Former Cook County Board of Review employee sentenced to 3 months in prison for taking bribes to fix tax appeals – Chicago Tribune
A former employee of the Cook County Board of Review was sentenced to three months in prison and at least one year of probation Tuesday for taking bribes to fix tax appeals on more than two dozen properties.
Danilo Barjaktarevic, who was a deputy at the board responsible for helping property owners appeal their real estate tax valuations, pleaded guilty in September to one count of bribery. Federal prosecutors had asked for up to 2½ years in prison, while Barjaktarevic’s lawyers were seeking probation.
“Probation would send the wrong message,” Assistant US Attorney Thomas Peabody told the judge in the hearing at the Dirksen US Courthouse. “This was about greed. This was about wanting more money. He had a salary, but he wanted more.”
Barjaktarevic’s attorney emphasized the former county employee had quickly acknowledged his actions.
“The minute that he got caught, he admitted to what he did,” said Barjaktarevic’s lawyer, Matthew McQuaid, asking the judge to consider probation or a non-prison sentence. “He has consistently cooperated … He can, and will, live a law-abiding life for the rest of his life.”
Prior to sentencing, Barjaktarevic told the court: “I am ashamed of myself … I should have known better.”

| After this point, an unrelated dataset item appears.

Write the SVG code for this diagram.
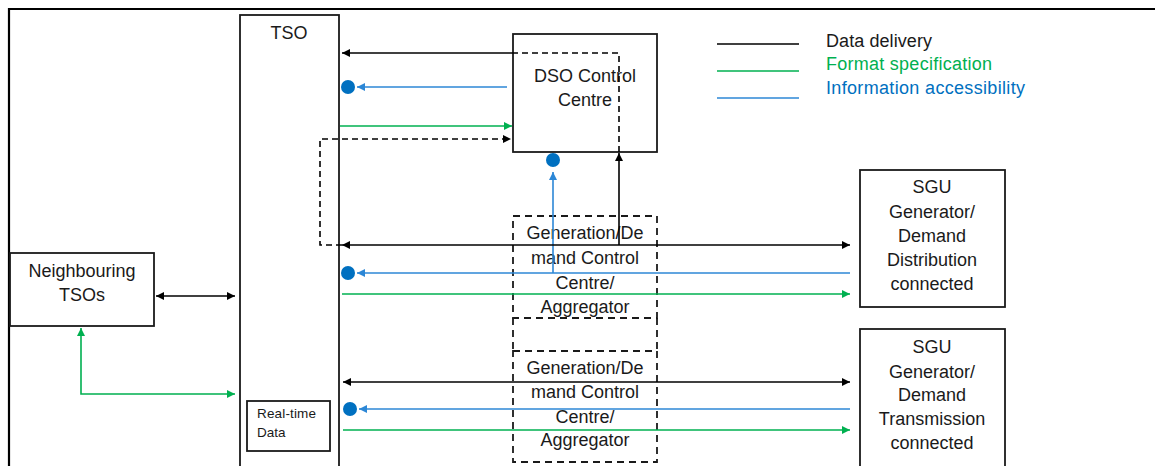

US District Judge Sharon Johnson Coleman told Barjaktarevic that “making a mistake doesn’t, in and of itself, mean you’re a bad person. It just means you did something wrong.”
However, the judge noted the offense was serious and not victimless. “When you violate the law as you did, it brings everything into question,” she said.

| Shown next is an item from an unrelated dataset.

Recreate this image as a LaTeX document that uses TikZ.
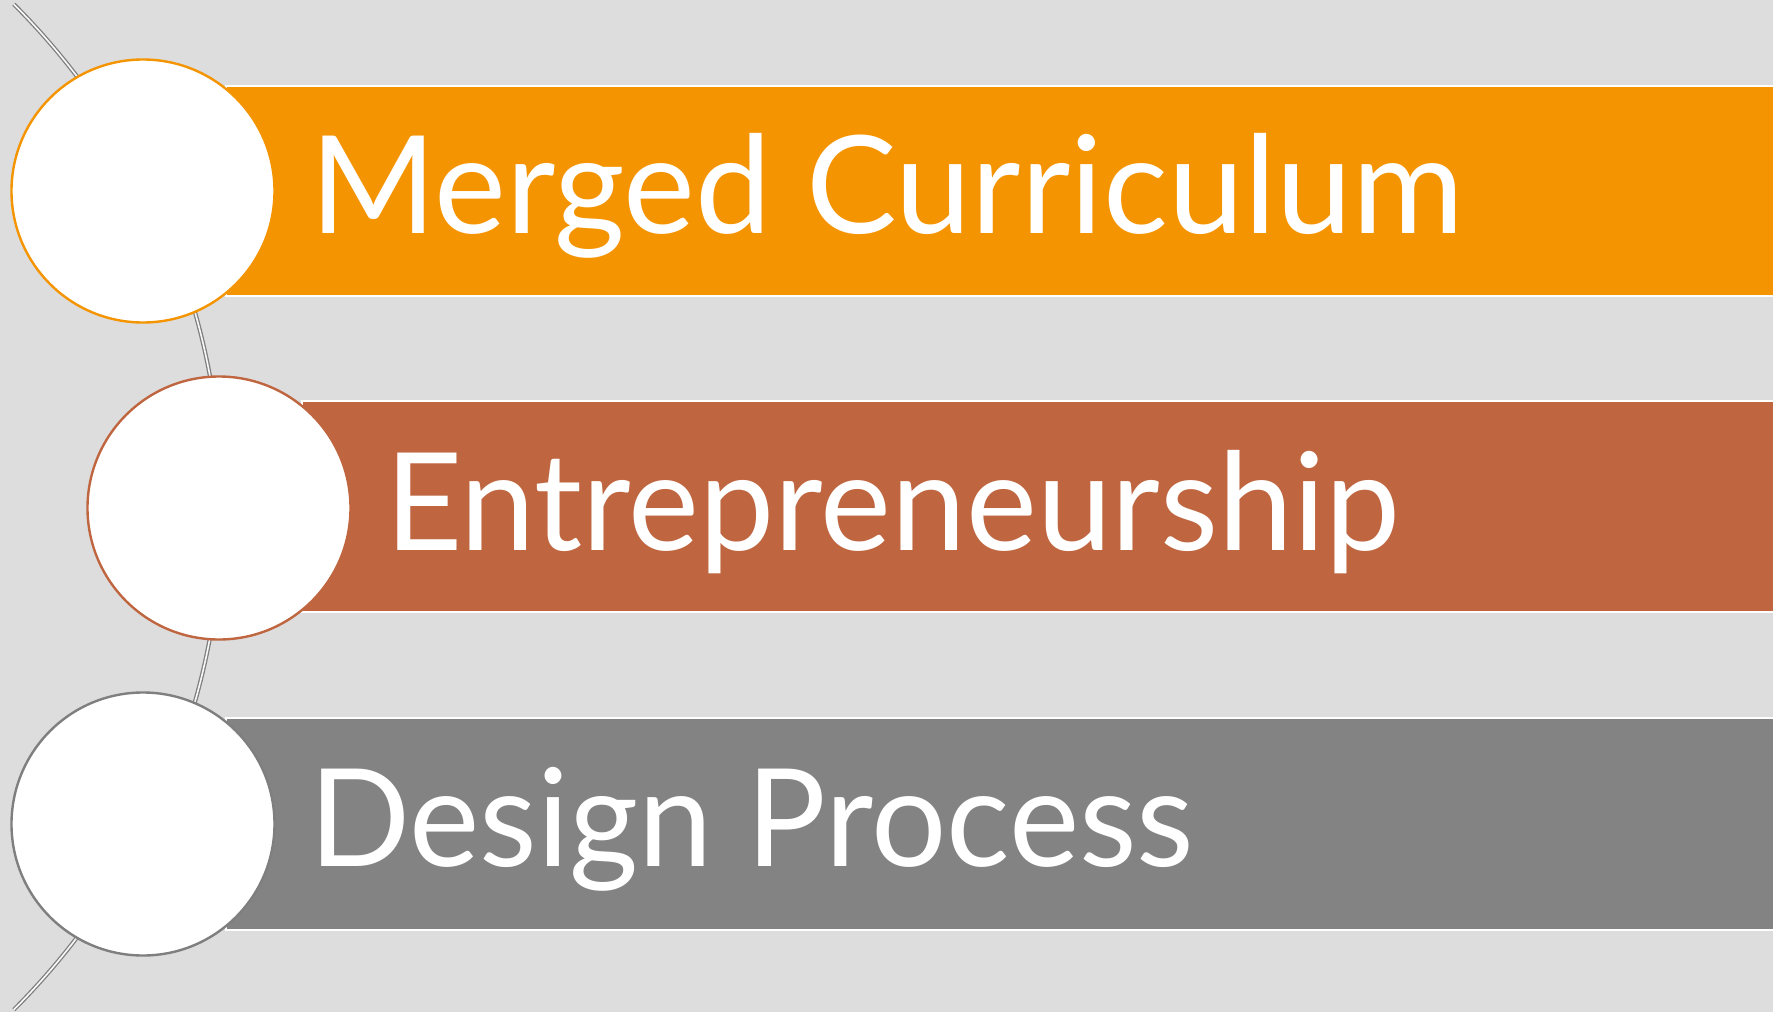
\documentclass[tikz,border=0pt]{standalone}
\usepackage{fontspec}
\setmainfont{Lato}
\usepackage{graphicx}
\definecolor{bgc}{HTML}{DDDDDD}
\definecolor{orangec}{HTML}{F59401}
\definecolor{brownc}{HTML}{BF6640}
\definecolor{grayc}{HTML}{838383}
\definecolor{linec}{HTML}{7F7F7F}
\tikzset{
  barbox/.style={draw=white, line width=2pt},
  dotcircle/.style={circle, fill=white, line width=2.4pt, minimum size=263pt, inner sep=0pt},
  label/.style={anchor=base west, inner sep=0pt, text=white, font=\fontsize{136}{140}\selectfont},
  backbone/.style={draw=linec, line width=1.3pt, double=white!80!bgc, double distance=1.6pt}
}
\begin{document}
\begin{tikzpicture}[x=1pt, y=-1pt]
\fill[bgc] (0,0) rectangle (1773,1012);
\useasboundingbox (0,0) rectangle (1773,1012);
% backbone arc
\coordinate (arcS) at (13.8,4.2);
\draw[backbone] (arcS) arc[start angle=-45, end angle=45, radius=711];
% bars
\filldraw[barbox, fill=orangec] (226,86) rectangle (1776,296);
\filldraw[barbox, fill=brownc] (302,401) rectangle (1776,612);
\filldraw[barbox, fill=grayc] (226,718) rectangle (1776,930);
% circles
\node[dotcircle, draw=orangec] (c1) at (143,191) {};
\node[dotcircle, draw=brownc] (c2) at (219,508) {};
\node[dotcircle, draw=linec] (c3) at (143,824) {};
% labels
\node[label] (t1) at (310,233) {\resizebox{1153pt}{\height}{Merged Curriculum}};
\node[label] (t2) at (385,550) {\resizebox{1015pt}{\height}{Entrepreneurship}};
\node[label] (t3) at (309,866) {\resizebox{885pt}{\height}{Design Process}};
\end{tikzpicture}
\end{document}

During the year of probation, Barjaktarevic will have to complete 100 hours of community service with the Greater Chicago Food Depository. Other special conditions require Barjaktarevic to repay the $21,000 he received as part of the first bribe.
Unbeknownst to Barjaktarevic, an individual named in documents only as “CS-1″ was a confidential source operating at the direction of the FBI, according to the plea. Barjaktarevic told the source he would accept $2,000 to lower assessments for each commercial property, while he would charge $1,000 for each residential property, for a total cost to CS-1 of $43,000, the legal document states. Half was due upfront, which the plea said was paid around Jan. 7, 2021.
Barjaktarevic updated CS-1 on the appeals process during that first cash drop in a suburban parking lot and then again via email in May 2021, detailing “whether and the extent to which a property’s assessment had been lowered,” according to the agreement.
The two met again in a parking lot that July, when Barjaktarevic received the second payment of $22,000, authorities said in the agreement.
The pleas suggests no other Board of Review employees were involved. “Barjaktarevic falsely told CS-1 that other employees at the CCBOR would assist,” the plea reads.
The Sun-Times first reported the FBI was investigating an unnamed employee at the county’s Board of Review last July, citing a 45-page affidavit that was temporarily unsealed. The affidavit quoted the employee who claimed to be a “middle guy” splitting the bribes with others in the office, the Sun-Times reported.
Following the report, the Board of Review put that employee on paid leave, the Sun-Times reported, and pledged to independently investigate the incident. The Board of Review signed an emergency contract with the law firm Riley Safer Holmes & Cancila worth $110,000 to conduct an internal investigation of the incident.
That contract was set to expire in early March, but was extended — at a cost of $40,000 — and scheduled again to conclude on Sep. 6. Among their responsibilities, according to the contract, was to interview board of review employees about the allegations and the board’s security processes, review documents, draft a presentation and a comprehensive written report outlining the findings of the investigation, and represent the board in communications with federal authorities relating to the allegations.
That report has not yet been publicly released.
“The Board of Review is glad that justice was served today and that Mr. Barjaktarevic will repay the money he illegally obtained. We are thankful the investigation showed what we’ve known all along: this was a single corrupt employee who tried to tarnish the good work done by our hard working staff by falsely implying a larger scheme,” Board of Review spokesman William O’Shields said in a statement.
It was not the first ethics stumble to crop up at the board in recent years. Commissioner Tammy Wendt, who was defeated in the June primary, was found in violation of ethics rules for hiring her first cousin as a top staffer. He was eventually fired. Board members have also been dinged by ethics officials for taking excess campaign donations from people seeking assessment reductions.
And the county’s watchdog has also chastised board members for repeatedly recruiting employees based on their personal and political connections, and pressured employees into doing political work.
This was also not the first time Barjaktarevic had accepted bribes, according to the government’s sentencing memo. He had admitted that he once accepted $1,500 in cash from a taxpayer for help with property taxes. A search of the Barjaktarevic’s cellphone also revealed other similar instances, such as a $1,000 payment from a taxpayer in January 2021 and a $1,500 putative payment from another taxpayer in the spring of 2021.